Bonaldo Giaiotti


Bonaldo Giaiotti was an Italian operatic bass, particularly associated with the Italian repertory.

Life and career

Born in Udine, he studied in his native city and later in Milan with Alfredo Starno, where he made his debut at the Teatro Nuovo in 1957. After singing with success in various opera houses in Italy, he made his American debut in Cincinnati, as Basilio in Il barbiere di Siviglia, in 1959.
The following year, on 12 October 1960, he made his debut at the Metropolitan Opera in New York, and remained with the company for 25 years, singing some 30 roles in over 300 performances, most often as Raimondo in Lucia di Lammermoor, Ramfis in Aida, Timur in Turandot. Other roles included Padre Guardiano in La forza del destino, Phillip II in Don Carlo, Ferrando in Il trovatore, Count Walter in Luisa Miller, Zaccaria in Nabucco, Giorgio in I puritani, Alvise in La Gioconda, King Heinrich in Lohengrin, etc.
Giaiotti also made several guest appearances in other major opera houses, the Lyric Opera of Chicago, the Palais Garnier in Paris, the Vienna State Opera, the Teatro Real in Madrid, the Zurich Opera, the Royal Opera House in London, Teatro Colón in Buenos Aires, etc.
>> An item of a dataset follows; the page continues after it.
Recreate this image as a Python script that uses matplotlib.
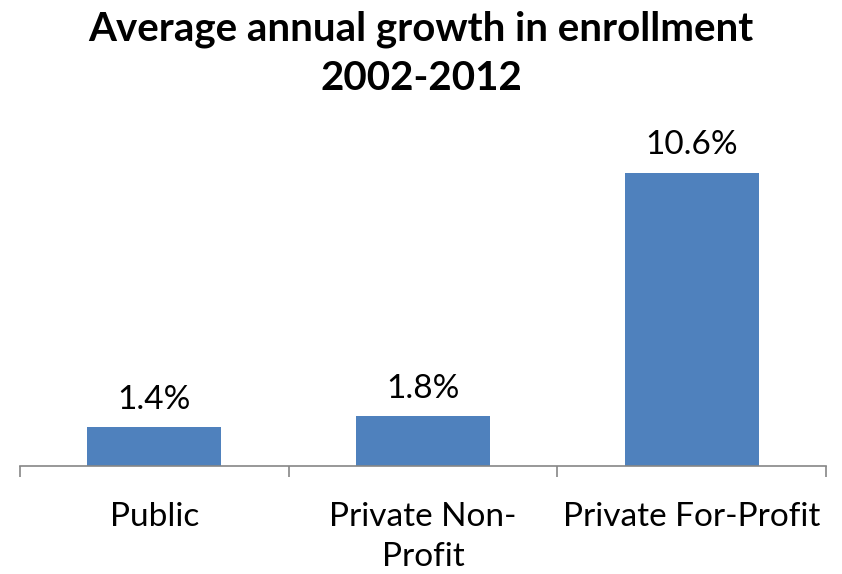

From 1963 until 1995, he was a regular guest at the Arena di Verona Festival, notably as Verdi's Attila in 1985. Surprisingly, he did not make his first appearance at La Scala until 1986, as Count Rodolfo in La sonnambula.
While best known for performing the Italian repertoire, Giaiotti did sing a number of non-Italian roles, notably the High Priest in Karl Goldmark's Die Königin von Saba, Cléomer in Massenet's Esclarmonde, Cardinal Brogni in Halevy's La Juive, and the Anabaptist in Meyerbeer's Le Prophète, and, as above, King Heinrich in Richard Wagner's Lohengrin.
His evenly produced, beautiful and sonorous voice made him one of the leading bassi-cantanti of his generation.
He died on 12 June 2018 at the age of 85.